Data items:
—————
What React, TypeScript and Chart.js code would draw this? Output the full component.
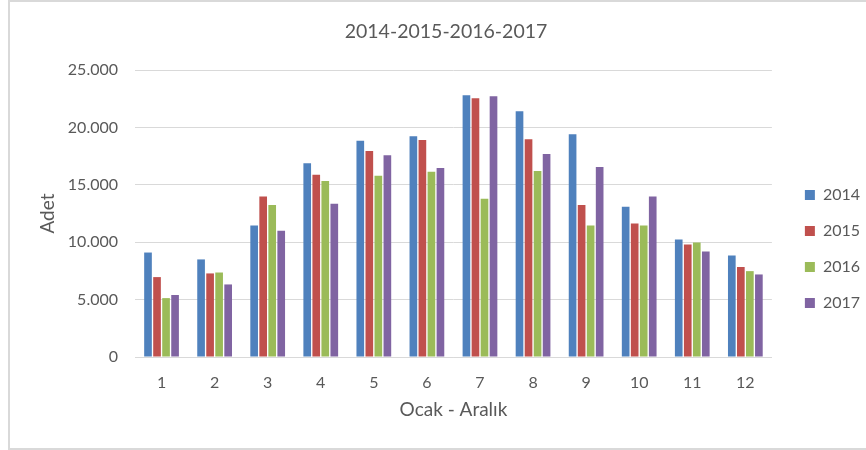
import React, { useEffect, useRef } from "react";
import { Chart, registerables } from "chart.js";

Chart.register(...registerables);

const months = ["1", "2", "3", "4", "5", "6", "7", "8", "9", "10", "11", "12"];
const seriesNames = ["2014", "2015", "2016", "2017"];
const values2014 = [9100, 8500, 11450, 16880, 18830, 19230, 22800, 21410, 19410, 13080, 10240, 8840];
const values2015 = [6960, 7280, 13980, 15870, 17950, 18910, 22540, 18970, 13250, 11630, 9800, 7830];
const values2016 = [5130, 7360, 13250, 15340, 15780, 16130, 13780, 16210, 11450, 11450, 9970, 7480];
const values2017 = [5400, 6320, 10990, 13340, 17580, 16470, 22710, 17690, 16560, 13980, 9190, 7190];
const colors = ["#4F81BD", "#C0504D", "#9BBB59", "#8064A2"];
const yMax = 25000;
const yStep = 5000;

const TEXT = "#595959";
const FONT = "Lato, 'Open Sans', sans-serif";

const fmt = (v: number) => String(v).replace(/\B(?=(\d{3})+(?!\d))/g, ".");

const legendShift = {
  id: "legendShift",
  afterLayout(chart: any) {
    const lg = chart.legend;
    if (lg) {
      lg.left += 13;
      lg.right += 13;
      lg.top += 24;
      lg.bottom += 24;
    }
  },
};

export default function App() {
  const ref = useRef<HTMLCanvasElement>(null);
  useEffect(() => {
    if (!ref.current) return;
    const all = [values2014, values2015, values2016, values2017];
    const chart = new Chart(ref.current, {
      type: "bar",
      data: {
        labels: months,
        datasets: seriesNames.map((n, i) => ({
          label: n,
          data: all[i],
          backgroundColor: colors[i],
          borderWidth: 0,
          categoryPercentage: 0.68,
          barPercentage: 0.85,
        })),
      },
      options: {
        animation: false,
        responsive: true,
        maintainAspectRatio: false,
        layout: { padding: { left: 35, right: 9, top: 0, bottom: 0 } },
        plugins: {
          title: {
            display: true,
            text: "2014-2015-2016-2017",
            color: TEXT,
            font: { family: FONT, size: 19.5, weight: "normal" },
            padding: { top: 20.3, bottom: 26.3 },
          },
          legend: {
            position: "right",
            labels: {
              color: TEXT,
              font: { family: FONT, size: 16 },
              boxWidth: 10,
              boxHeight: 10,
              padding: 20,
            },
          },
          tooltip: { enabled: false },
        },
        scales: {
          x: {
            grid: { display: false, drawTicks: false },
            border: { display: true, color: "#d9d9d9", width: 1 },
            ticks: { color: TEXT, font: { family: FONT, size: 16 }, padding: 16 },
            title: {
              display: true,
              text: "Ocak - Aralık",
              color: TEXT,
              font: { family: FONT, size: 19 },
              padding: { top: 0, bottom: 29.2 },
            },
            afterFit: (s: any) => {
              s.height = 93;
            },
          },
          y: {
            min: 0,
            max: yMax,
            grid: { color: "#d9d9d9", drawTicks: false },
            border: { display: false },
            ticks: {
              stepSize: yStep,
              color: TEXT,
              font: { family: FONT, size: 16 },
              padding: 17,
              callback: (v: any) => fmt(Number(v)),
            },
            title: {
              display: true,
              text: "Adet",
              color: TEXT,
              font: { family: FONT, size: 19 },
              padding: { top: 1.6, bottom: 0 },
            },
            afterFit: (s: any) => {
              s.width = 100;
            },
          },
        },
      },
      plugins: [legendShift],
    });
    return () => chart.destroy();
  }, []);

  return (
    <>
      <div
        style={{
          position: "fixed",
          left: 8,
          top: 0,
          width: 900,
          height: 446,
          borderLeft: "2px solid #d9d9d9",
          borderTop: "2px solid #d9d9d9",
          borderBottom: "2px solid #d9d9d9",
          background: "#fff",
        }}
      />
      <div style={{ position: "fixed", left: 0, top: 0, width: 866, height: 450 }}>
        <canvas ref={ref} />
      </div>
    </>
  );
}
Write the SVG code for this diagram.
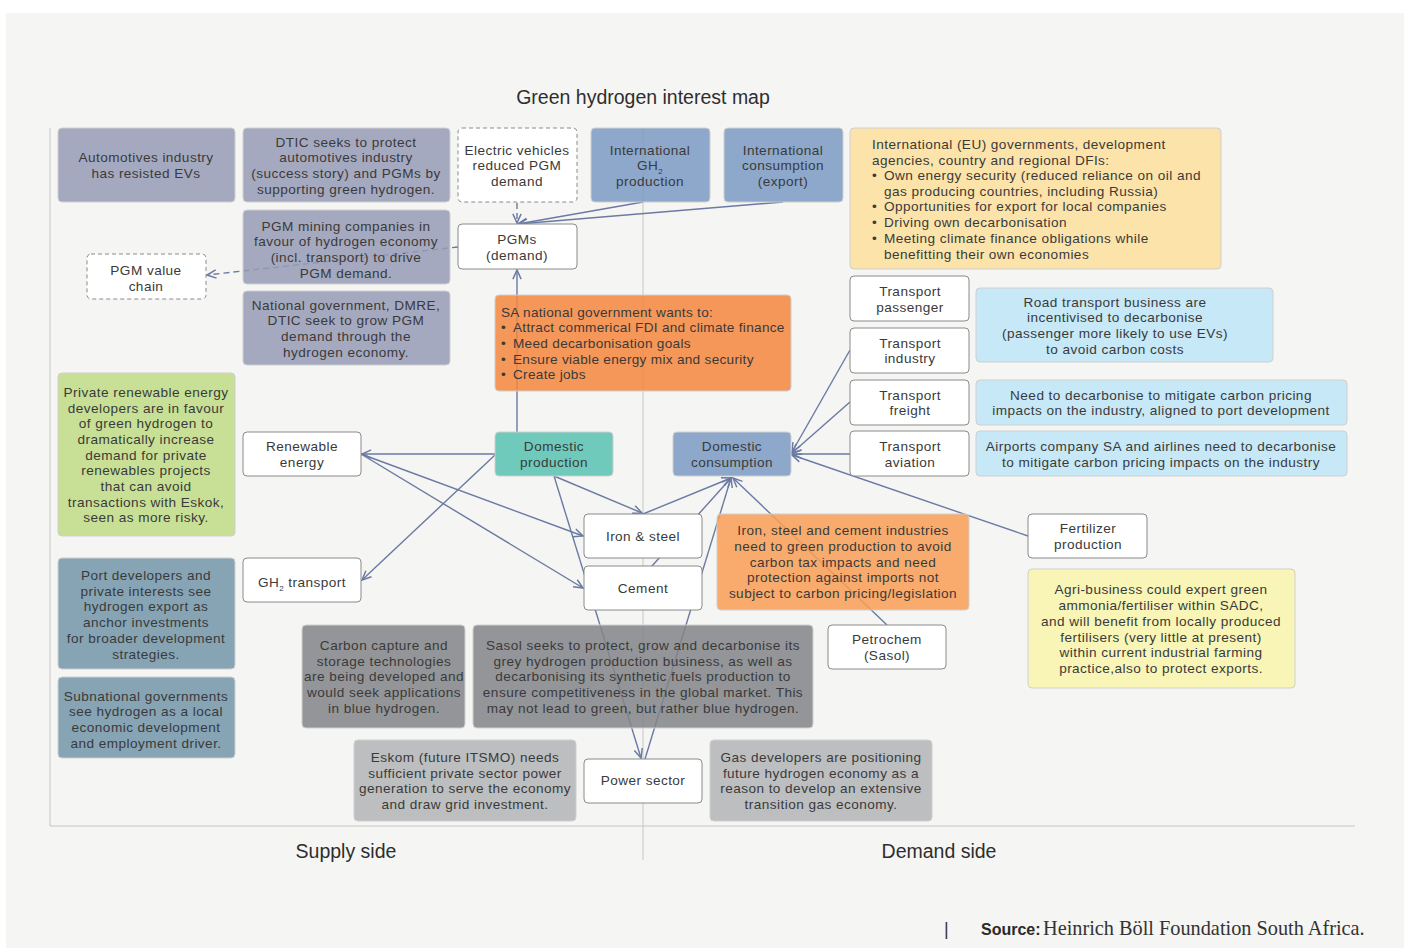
—————
| PROBLEM DETAILS |
Your task is to set down the records shown above exactly, minus any pictures.

| COMPLETE ANSWER |
What React, TypeScript and Chart.js code would draw this? Output the full component.
import React, { useEffect, useRef } from "react";
import { Chart, registerables } from "chart.js";

Chart.register(...registerables);

const months = ["1", "2", "3", "4", "5", "6", "7", "8", "9", "10", "11", "12"];
const seriesNames = ["2014", "2015", "2016", "2017"];
const values2014 = [9100, 8500, 11450, 16880, 18830, 19230, 22800, 21410, 19410, 13080, 10240, 8840];
const values2015 = [6960, 7280, 13980, 15870, 17950, 18910, 22540, 18970, 13250, 11630, 9800, 7830];
const values2016 = [5130, 7360, 13250, 15340, 15780, 16130, 13780, 16210, 11450, 11450, 9970, 7480];
const values2017 = [5400, 6320, 10990, 13340, 17580, 16470, 22710, 17690, 16560, 13980, 9190, 7190];
const colors = ["#4F81BD", "#C0504D", "#9BBB59", "#8064A2"];
const yMax = 25000;
const yStep = 5000;

const TEXT = "#595959";
const FONT = "Lato, 'Open Sans', sans-serif";

const fmt = (v: number) => String(v).replace(/\B(?=(\d{3})+(?!\d))/g, ".");

const legendShift = {
  id: "legendShift",
  afterLayout(chart: any) {
    const lg = chart.legend;
    if (lg) {
      lg.left += 13;
      lg.right += 13;
      lg.top += 24;
      lg.bottom += 24;
    }
  },
};

export default function App() {
  const ref = useRef<HTMLCanvasElement>(null);
  useEffect(() => {
    if (!ref.current) return;
    const all = [values2014, values2015, values2016, values2017];
    const chart = new Chart(ref.current, {
      type: "bar",
      data: {
        labels: months,
        datasets: seriesNames.map((n, i) => ({
          label: n,
          data: all[i],
          backgroundColor: colors[i],
          borderWidth: 0,
          categoryPercentage: 0.68,
          barPercentage: 0.85,
        })),
      },
      options: {
        animation: false,
        responsive: true,
        maintainAspectRatio: false,
        layout: { padding: { left: 35, right: 9, top: 0, bottom: 0 } },
        plugins: {
          title: {
            display: true,
            text: "2014-2015-2016-2017",
            color: TEXT,
            font: { family: FONT, size: 19.5, weight: "normal" },
            padding: { top: 20.3, bottom: 26.3 },
          },
          legend: {
            position: "right",
            labels: {
              color: TEXT,
              font: { family: FONT, size: 16 },
              boxWidth: 10,
              boxHeight: 10,
              padding: 20,
            },
          },
          tooltip: { enabled: false },
        },
        scales: {
          x: {
            grid: { display: false, drawTicks: false },
            border: { display: true, color: "#d9d9d9", width: 1 },
            ticks: { color: TEXT, font: { family: FONT, size: 16 }, padding: 16 },
            title: {
              display: true,
              text: "Ocak - Aralık",
              color: TEXT,
              font: { family: FONT, size: 19 },
              padding: { top: 0, bottom: 29.2 },
            },
            afterFit: (s: any) => {
              s.height = 93;
            },
          },
          y: {
            min: 0,
            max: yMax,
            grid: { color: "#d9d9d9", drawTicks: false },
            border: { display: false },
            ticks: {
              stepSize: yStep,
              color: TEXT,
              font: { family: FONT, size: 16 },
              padding: 17,
              callback: (v: any) => fmt(Number(v)),
            },
            title: {
              display: true,
              text: "Adet",
              color: TEXT,
              font: { family: FONT, size: 19 },
              padding: { top: 1.6, bottom: 0 },
            },
            afterFit: (s: any) => {
              s.width = 100;
            },
          },
        },
      },
      plugins: [legendShift],
    });
    return () => chart.destroy();
  }, []);

  return (
    <>
      <div
        style={{
          position: "fixed",
          left: 8,
          top: 0,
          width: 900,
          height: 446,
          borderLeft: "2px solid #d9d9d9",
          borderTop: "2px solid #d9d9d9",
          borderBottom: "2px solid #d9d9d9",
          background: "#fff",
        }}
      />
      <div style={{ position: "fixed", left: 0, top: 0, width: 866, height: 450 }}>
        <canvas ref={ref} />
      </div>
    </>
  );
}
Write the SVG code for this diagram.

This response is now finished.